# Camper roof material



## TexasCajun (Jun 29, 2006)

I have a 2006, 26' travel trailer with one livingroom slide and I think its about time to redo the roof. By redo, I guess I mean reseal. This will be my first time doing this.

What material/product do you guys recemmend? I would like something that will roll/paint on and dry to a water-tight seal. Does something like this exist? I dont want to buy sheets and glue them to the top or anthying like that.

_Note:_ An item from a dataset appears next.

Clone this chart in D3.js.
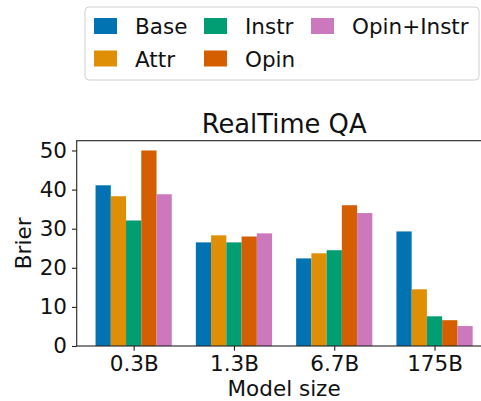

Or would it be better to pay someone to do this? I want it done right, but cant afford to pay an arm and a leg.


----------



## danstuffco (Jun 12, 2015)

I used fibrated roof patch on
My trailer seams


Sent from my iPad using Tapatalk


----------



## d50h (Dec 2, 2005)

dicor


----------



## smokinguntoo (Mar 28, 2012)

EPDM(ethylene propylene diene terpolymer) doesn't need a coating. It is designed to last about 20 years. Less if it sits outside in the sun and our heat. The product to use for resealing the joints to all of the roof fixtures is Dicor. It is a self leveling sealant that adheres to the EPDM and the clean surfaces of the roof fixtures. A little Dawn mixed with water and a soft brush and a piece of Scotch-Brite will take off the oxidation. Use a utility knife to remove the clumps of the older sealant. Then use a caulk gun to apply the Dicor. About 3-4 hours and you should be done. Look at all of the fixtures before you go to the RV store because some are probably brittle and need to be replaced. There are 3 or 4 different vent lids. If you aren't sure and need one - take it with you. Good luck.

SG2


----------



## smokinguntoo (Mar 28, 2012)

Oh, and take a big piece of foam or a couple of old pillows up on top with you. Your knees are going to hurt.

SG2


----------



## redexpress (Apr 5, 2010)

smokinguntoo said:


> EPDM(ethylene propylene diene terpolymer) doesn't need a coating. It is designed to last about 20 years. Less if it sits outside in the sun and our heat. The product to use for resealing the joints to all of the roof fixtures is Dicor. It is a self leveling sealant that adheres to the EPDM and the clean surfaces of the roof fixtures. A little Dawn mixed with water and a soft brush and a piece of Scotch-Brite will take off the oxidation. Use a utility knife to remove the clumps of the older sealant. Then use a caulk gun to apply the Dicor. About 3-4 hours and you should be done. Look at all of the fixtures before you go to the RV store because some are probably brittle and need to be replaced. There are 3 or 4 different vent lids. If you aren't sure and need one - take it with you. Good luck.
> 
> SG2


^^^^^Nailed it


----------



## TexasCajun (Jun 29, 2006)

Got it. Thanks for the advice.


----------